May the leaders of the Lord's song take advantage of the full flexibility provided for in the liturgy, that our worship may never be boring, and that all who are gathered may gain interest in it.                                                                                                                                                


David Ernst said...

Many in our congregation, both adults and young people, either cannot read at all, or are semi-literate. But through repeated hearing, they have memorized "el Oficio Mayor" from "Culto Cristiano" (CPH). "Alabaré", accompanied by the pandaretta, is a favorite opening hymn. For closing, we often sing "Dios es nuestro Amparo". Also popular are "Bueno es alabarte, Jehová" and "Creo en Dios el Padre eterno" (the Apostle's Creed in metrical form).

Phillip Magness said...

Wonderful, David. A great example of how even in a context that allows for less variety (because of a lower level of literacy in the congregation), the liturgy provides for great flexibility.
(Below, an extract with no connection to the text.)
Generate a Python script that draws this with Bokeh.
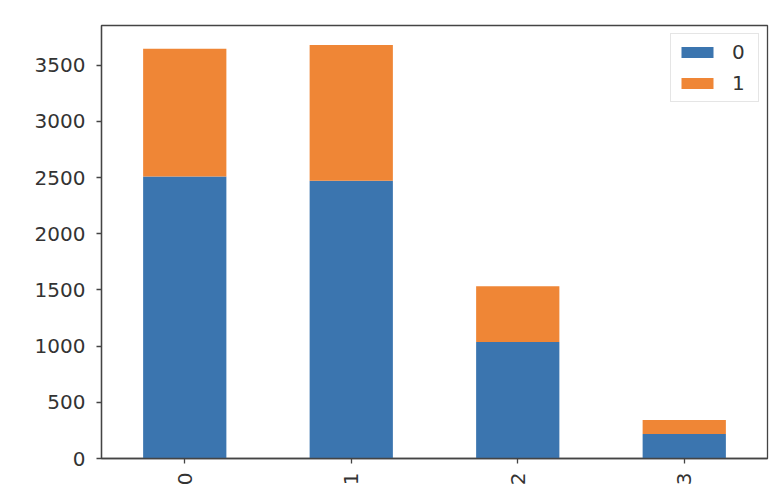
import math
from bokeh.plotting import figure
from bokeh.models import Range1d, FactorRange, FixedTicker, Legend, LegendItem, ColumnDataSource
from bokeh.embed import file_html
from bokeh.resources import INLINE

categories = ["0", "1", "2", "3"]
series_names = ["0", "1"]
values_0 = [2510, 2472, 1036, 217]
values_1 = [1137, 1208, 497, 125]
y_ticks = [0, 500, 1000, 1500, 2000, 2500, 3000, 3500]
colors = ["#3b75af", "#ef8636"]

totals = [a + b for a, b in zip(values_0, values_1)]

src = ColumnDataSource(dict(cat=categories, s0=values_0, s1=values_1))

p = figure(
    x_range=FactorRange(*categories),
    y_range=Range1d(0, max(totals) * 1.047),
    width=772, height=492,
    output_backend="svg", toolbar_location=None,
    min_border_left=101, min_border_right=5, min_border_top=25, min_border_bottom=34,
)

rs = p.vbar_stack(["s0", "s1"], x="cat", width=0.5, source=src,
                  color=colors, line_color=None)

p.xgrid.visible = False
p.ygrid.visible = False
p.background_fill_color = "white"
p.border_fill_color = "white"
p.outline_line_color = "#444444"
p.outline_line_width = 1.3

font = "DejaVu Sans"
for ax in (p.xaxis[0], p.yaxis[0]):
    ax.axis_line_color = "#444444"
    ax.axis_line_width = 1.3
    ax.major_tick_line_color = "#444444"
    ax.major_tick_line_width = 1.3
    ax.major_tick_out = 5
    ax.major_tick_in = 0
    ax.minor_tick_line_color = None
    ax.major_label_text_font = font
    ax.major_label_text_font_size = "20px"
    ax.major_label_text_color = "#333333"

p.yaxis[0].ticker = FixedTicker(ticks=y_ticks)
p.yaxis[0].major_label_standoff = 11
p.xaxis[0].major_label_orientation = math.pi / 2
p.xaxis[0].major_label_standoff = 9

legend = Legend(
    items=[LegendItem(label=series_names[i], renderers=[rs[i]]) for i in range(2)],
    location="top_right",
    margin=8,
    padding=6,
    spacing=7,
    glyph_width=40,
    glyph_height=14,
    label_standoff=15,
    label_text_font=font,
    label_text_font_size="20px",
    label_text_color="#333333",
    border_line_color="#cccccc",
    border_line_width=1,
    background_fill_alpha=0.8,
)
p.add_layout(legend)

open("out.html", "w").write(file_html(p, INLINE))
I have found the same thing in my trips to Africa. For example, in Brazzaville, they people can read - but have no books. And so the Introit has to be very repetitive. They sing back whatever the pastor sings to them. However, the pastor and the assembly have their own tones, so it makes for a nice musical dialog. A bit different than what you describe, but the common thread is repetition.

Repetition is the mother of learning. One big reason why the historic liturgy serves the churches so well - in so many different ways!